Return the data exactly, with all pictures removed.

>>>>

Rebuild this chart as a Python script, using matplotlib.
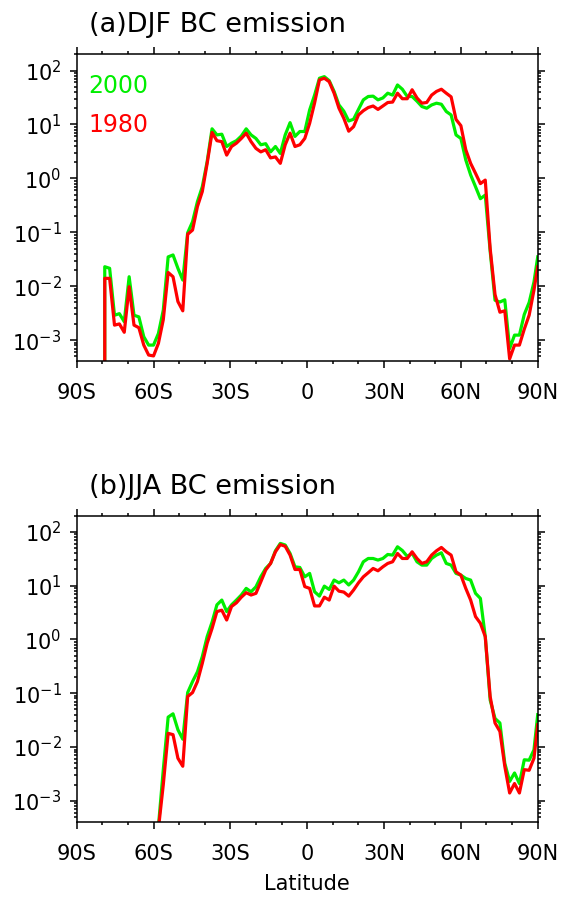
import numpy as np
import matplotlib
matplotlib.use('Agg')
from matplotlib import pyplot as plt
from matplotlib.ticker import FixedLocator, MultipleLocator

# T62 gaussian latitudes (north half) plus the poles
nh_lat = [0.95, 2.88, 4.78, 6.69, 8.59, 10.50, 12.40, 14.30, 16.21, 18.11,
          20.02, 21.92, 23.82, 25.73, 27.63, 29.54, 31.44, 33.34, 35.25, 37.15,
          39.06, 40.96, 42.86, 44.77, 46.67, 48.58, 50.48, 52.39, 54.29, 56.19,
          58.10, 60.00, 61.91, 63.81, 65.72, 67.62, 69.52, 71.43, 73.33, 75.24,
          77.14, 79.04, 80.95, 82.85, 84.75, 86.65, 88.54]
lat = [-90.0] + [-v for v in nh_lat[::-1]] + nh_lat + [90.0]

djf_2000 = [0, 0, 0, 0, 0, 0, 0.023, 0.0215,
            0.0029, 0.0031, 0.0022, 0.015, 0.0029, 0.0027, 0.00116, 0.00081,
            0.00081, 0.00133, 0.0036, 0.035, 0.038, 0.0215, 0.013, 0.098,
            0.157, 0.37, 0.70, 2.05, 8.3, 6.4, 6.6, 3.9,
            4.5, 5.0, 6.1, 8.3, 6.4, 5.5, 4.2, 4.4,
            3.1, 3.9, 2.9, 6.4, 10.8, 6.0, 7.4, 7.4,
            18.6, 35, 72, 77, 65, 41, 23, 17.6,
            11.6, 12.5, 19, 28.6, 33, 33.5, 28.6, 31,
            38, 35, 54, 45, 33, 33, 27, 21.5,
            20, 23, 24.8, 23.7, 17.4, 15, 6.4, 5.5,
            2.2, 1.16, 0.70, 0.42, 0.49, 0.045, 0.0055, 0.0051,
            0.0056, 0.0007, 0.00124, 0.00124, 0.0030, 0.0050, 0.012, 0.035]

djf_1980 = [0, 0, 0, 0, 0, 0, 0.014, 0.014,
            0.0019, 0.0020, 0.0014, 0.0098, 0.0019, 0.0017, 0.00081, 0.00053,
            0.00051, 0.00087, 0.0024, 0.018, 0.015, 0.0052, 0.0035, 0.092,
            0.11, 0.30, 0.57, 1.9, 7.1, 5.0, 4.8, 2.7,
            3.9, 4.5, 5.5, 6.9, 4.8, 3.6, 3.1, 3.4,
            2.4, 2.5, 1.9, 4.2, 6.9, 3.9, 4.2, 5.5,
            10.5, 25, 67, 72, 62, 38, 20, 13,
            7.5, 9.1, 15, 18, 20.6, 22, 19, 22,
            25.5, 26, 38, 30, 30, 44, 31, 24.8,
            25.6, 35, 41, 45, 38, 32.5, 12.4, 9.5,
            3.4, 1.9, 1.24, 0.80, 0.93, 0.05, 0.007, 0.0033,
            0.0035, 0.00045, 0.00081, 0.00081, 0.0016, 0.0029, 0.0085, 0.023]

jja_2000 = [0, 0, 0, 0, 0, 0, 0, 0,
            0, 0, 0, 0, 0, 0, 0, 0,
            0, 0.00033, 0.0038, 0.036, 0.0415, 0.021, 0.014, 0.103,
            0.165, 0.25, 0.48, 1.13, 2.1, 4.4, 5.4, 3.3,
            4.4, 5.4, 6.7, 8.9, 7.7, 9.5, 14.7, 20.9,
            25.9, 44.5, 61, 57, 39.7, 22.4, 21.8, 14.6,
            16.9, 7.7, 6.4, 9.8, 8.5, 12.7, 11.3, 12.7,
            10.3, 12.7, 18.1, 27.8, 32, 32, 29.9, 32,
            38, 37, 52.8, 45, 35, 40, 27.8, 24.1,
            24.1, 32, 37, 40.8, 25.9, 24.1, 16.9, 15.7,
            13.6, 12.7, 7.2, 5.8, 1.13, 0.075, 0.034, 0.028,
            0.005, 0.0023, 0.0033, 0.0021, 0.0058, 0.0057, 0.0089, 0.040]

jja_1980 = [0, 0, 0, 0, 0, 0, 0, 0,
            0, 0, 0, 0, 0, 0, 0, 0,
            0, 0.0003, 0.002, 0.018, 0.017, 0.0062, 0.0044, 0.087,
            0.103, 0.165, 0.36, 0.85, 1.6, 3.3, 3.5, 2.3,
            4.1, 4.8, 6.1, 7.4, 6.7, 7.2, 11.8, 19.5,
            25.9, 42.6, 58, 54, 37, 20, 20, 9.6,
            8.9, 4.2, 4.2, 6.1, 5.4, 9.8, 7.9, 7.6,
            6.4, 8.3, 11.3, 14.6, 17.4, 20.9, 18.9, 22.4,
            25.9, 27.8, 39.7, 32, 32, 42.6, 32, 25.9,
            27.8, 37, 44.5, 51.3, 42.6, 37, 18.1, 15.7,
            8.9, 5.4, 2.66, 2.0, 1.13, 0.087, 0.028, 0.0195,
            0.0044, 0.0014, 0.0021, 0.0014, 0.0038, 0.0037, 0.0062, 0.026]

xticks = [-90, -60, -30, 0, 30, 60, 90]
xlabels = ['90S', '60S', '30S', '0', '30N', '60N', '90N']
yticks = [1e-3, 1e-2, 1e-1, 1e0, 1e1, 1e2]
ylabels = [r'$10^{-3}$', r'$10^{-2}$', r'$10^{-1}$', r'$10^{0}$', r'$10^{1}$', r'$10^{2}$']
titles = ['(a)DJF BC emission', '(b)JJA BC emission']

green = '#00ee00'
red = '#ff0000'

plt.rcParams['font.family'] = 'DejaVu Sans'
fig = plt.figure(figsize=(5.61, 8.99), dpi=100)
ax1 = fig.add_axes([0.1367, 0.5984, 0.8218, 0.3412])
ax2 = fig.add_axes([0.1367, 0.0860, 0.8218, 0.3404])

for ax, g, r, t in [(ax1, djf_2000, djf_1980, titles[0]), (ax2, jja_2000, jja_1980, titles[1])]:
    ax.set_yscale('log')
    ax.plot(lat, g, color=green, lw=2.3)
    ax.plot(lat, r, color=red, lw=2.3)
    ax.set_xlim(-90, 90)
    ax.set_ylim(4.1e-4, 200)
    ax.xaxis.set_major_locator(FixedLocator(xticks))
    ax.set_xticklabels(xlabels)
    ax.xaxis.set_minor_locator(MultipleLocator(10))
    ax.yaxis.set_major_locator(FixedLocator(yticks))
    ax.set_yticklabels(ylabels)
    ax.tick_params(which='both', direction='out', top=True, right=True, width=1.1, labelsize=15)
    ax.tick_params(which='major', length=5)
    ax.tick_params(which='minor', length=2.5)
    ax.tick_params(axis='x', which='major', pad=11)
    ax.tick_params(axis='y', which='major', pad=6)
    for s in ax.spines.values():
        s.set_linewidth(1.1)
    ax.text(0.026, 1.072, t, transform=ax.transAxes, fontsize=19.5, va='baseline', ha='left')

ax1.text(0.025, 0.873, '2000', color=green, fontsize=17, transform=ax1.transAxes, va='baseline')
ax1.text(0.025, 0.748, '1980', color=red, fontsize=17, transform=ax1.transAxes, va='baseline')
ax2.set_xlabel('Latitude', fontsize=15, labelpad=7)

fig.savefig('out.png', dpi=100)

<<<<

IN RESPONSE →
Rebuild this chart as a Python script, using matplotlib.
import numpy as np
import matplotlib
matplotlib.use('Agg')
from matplotlib import pyplot as plt
from matplotlib.ticker import FixedLocator, MultipleLocator

# T62 gaussian latitudes (north half) plus the poles
nh_lat = [0.95, 2.88, 4.78, 6.69, 8.59, 10.50, 12.40, 14.30, 16.21, 18.11,
          20.02, 21.92, 23.82, 25.73, 27.63, 29.54, 31.44, 33.34, 35.25, 37.15,
          39.06, 40.96, 42.86, 44.77, 46.67, 48.58, 50.48, 52.39, 54.29, 56.19,
          58.10, 60.00, 61.91, 63.81, 65.72, 67.62, 69.52, 71.43, 73.33, 75.24,
          77.14, 79.04, 80.95, 82.85, 84.75, 86.65, 88.54]
lat = [-90.0] + [-v for v in nh_lat[::-1]] + nh_lat + [90.0]

djf_2000 = [0, 0, 0, 0, 0, 0, 0.023, 0.0215,
            0.0029, 0.0031, 0.0022, 0.015, 0.0029, 0.0027, 0.00116, 0.00081,
            0.00081, 0.00133, 0.0036, 0.035, 0.038, 0.0215, 0.013, 0.098,
            0.157, 0.37, 0.70, 2.05, 8.3, 6.4, 6.6, 3.9,
            4.5, 5.0, 6.1, 8.3, 6.4, 5.5, 4.2, 4.4,
            3.1, 3.9, 2.9, 6.4, 10.8, 6.0, 7.4, 7.4,
            18.6, 35, 72, 77, 65, 41, 23, 17.6,
            11.6, 12.5, 19, 28.6, 33, 33.5, 28.6, 31,
            38, 35, 54, 45, 33, 33, 27, 21.5,
            20, 23, 24.8, 23.7, 17.4, 15, 6.4, 5.5,
            2.2, 1.16, 0.70, 0.42, 0.49, 0.045, 0.0055, 0.0051,
            0.0056, 0.0007, 0.00124, 0.00124, 0.0030, 0.0050, 0.012, 0.035]

djf_1980 = [0, 0, 0, 0, 0, 0, 0.014, 0.014,
            0.0019, 0.0020, 0.0014, 0.0098, 0.0019, 0.0017, 0.00081, 0.00053,
            0.00051, 0.00087, 0.0024, 0.018, 0.015, 0.0052, 0.0035, 0.092,
            0.11, 0.30, 0.57, 1.9, 7.1, 5.0, 4.8, 2.7,
            3.9, 4.5, 5.5, 6.9, 4.8, 3.6, 3.1, 3.4,
            2.4, 2.5, 1.9, 4.2, 6.9, 3.9, 4.2, 5.5,
            10.5, 25, 67, 72, 62, 38, 20, 13,
            7.5, 9.1, 15, 18, 20.6, 22, 19, 22,
            25.5, 26, 38, 30, 30, 44, 31, 24.8,
            25.6, 35, 41, 45, 38, 32.5, 12.4, 9.5,
            3.4, 1.9, 1.24, 0.80, 0.93, 0.05, 0.007, 0.0033,
            0.0035, 0.00045, 0.00081, 0.00081, 0.0016, 0.0029, 0.0085, 0.023]

jja_2000 = [0, 0, 0, 0, 0, 0, 0, 0,
            0, 0, 0, 0, 0, 0, 0, 0,
            0, 0.00033, 0.0038, 0.036, 0.0415, 0.021, 0.014, 0.103,
            0.165, 0.25, 0.48, 1.13, 2.1, 4.4, 5.4, 3.3,
            4.4, 5.4, 6.7, 8.9, 7.7, 9.5, 14.7, 20.9,
            25.9, 44.5, 61, 57, 39.7, 22.4, 21.8, 14.6,
            16.9, 7.7, 6.4, 9.8, 8.5, 12.7, 11.3, 12.7,
            10.3, 12.7, 18.1, 27.8, 32, 32, 29.9, 32,
            38, 37, 52.8, 45, 35, 40, 27.8, 24.1,
            24.1, 32, 37, 40.8, 25.9, 24.1, 16.9, 15.7,
            13.6, 12.7, 7.2, 5.8, 1.13, 0.075, 0.034, 0.028,
            0.005, 0.0023, 0.0033, 0.0021, 0.0058, 0.0057, 0.0089, 0.040]

jja_1980 = [0, 0, 0, 0, 0, 0, 0, 0,
            0, 0, 0, 0, 0, 0, 0, 0,
            0, 0.0003, 0.002, 0.018, 0.017, 0.0062, 0.0044, 0.087,
            0.103, 0.165, 0.36, 0.85, 1.6, 3.3, 3.5, 2.3,
            4.1, 4.8, 6.1, 7.4, 6.7, 7.2, 11.8, 19.5,
            25.9, 42.6, 58, 54, 37, 20, 20, 9.6,
            8.9, 4.2, 4.2, 6.1, 5.4, 9.8, 7.9, 7.6,
            6.4, 8.3, 11.3, 14.6, 17.4, 20.9, 18.9, 22.4,
            25.9, 27.8, 39.7, 32, 32, 42.6, 32, 25.9,
            27.8, 37, 44.5, 51.3, 42.6, 37, 18.1, 15.7,
            8.9, 5.4, 2.66, 2.0, 1.13, 0.087, 0.028, 0.0195,
            0.0044, 0.0014, 0.0021, 0.0014, 0.0038, 0.0037, 0.0062, 0.026]

xticks = [-90, -60, -30, 0, 30, 60, 90]
xlabels = ['90S', '60S', '30S', '0', '30N', '60N', '90N']
yticks = [1e-3, 1e-2, 1e-1, 1e0, 1e1, 1e2]
ylabels = [r'$10^{-3}$', r'$10^{-2}$', r'$10^{-1}$', r'$10^{0}$', r'$10^{1}$', r'$10^{2}$']
titles = ['(a)DJF BC emission', '(b)JJA BC emission']

green = '#00ee00'
red = '#ff0000'

plt.rcParams['font.family'] = 'DejaVu Sans'
fig = plt.figure(figsize=(5.61, 8.99), dpi=100)
ax1 = fig.add_axes([0.1367, 0.5984, 0.8218, 0.3412])
ax2 = fig.add_axes([0.1367, 0.0860, 0.8218, 0.3404])

for ax, g, r, t in [(ax1, djf_2000, djf_1980, titles[0]), (ax2, jja_2000, jja_1980, titles[1])]:
    ax.set_yscale('log')
    ax.plot(lat, g, color=green, lw=2.3)
    ax.plot(lat, r, color=red, lw=2.3)
    ax.set_xlim(-90, 90)
    ax.set_ylim(4.1e-4, 200)
    ax.xaxis.set_major_locator(FixedLocator(xticks))
    ax.set_xticklabels(xlabels)
    ax.xaxis.set_minor_locator(MultipleLocator(10))
    ax.yaxis.set_major_locator(FixedLocator(yticks))
    ax.set_yticklabels(ylabels)
    ax.tick_params(which='both', direction='out', top=True, right=True, width=1.1, labelsize=15)
    ax.tick_params(which='major', length=5)
    ax.tick_params(which='minor', length=2.5)
    ax.tick_params(axis='x', which='major', pad=11)
    ax.tick_params(axis='y', which='major', pad=6)
    for s in ax.spines.values():
        s.set_linewidth(1.1)
    ax.text(0.026, 1.072, t, transform=ax.transAxes, fontsize=19.5, va='baseline', ha='left')

ax1.text(0.025, 0.873, '2000', color=green, fontsize=17, transform=ax1.transAxes, va='baseline')
ax1.text(0.025, 0.748, '1980', color=red, fontsize=17, transform=ax1.transAxes, va='baseline')
ax2.set_xlabel('Latitude', fontsize=15, labelpad=7)

fig.savefig('out.png', dpi=100)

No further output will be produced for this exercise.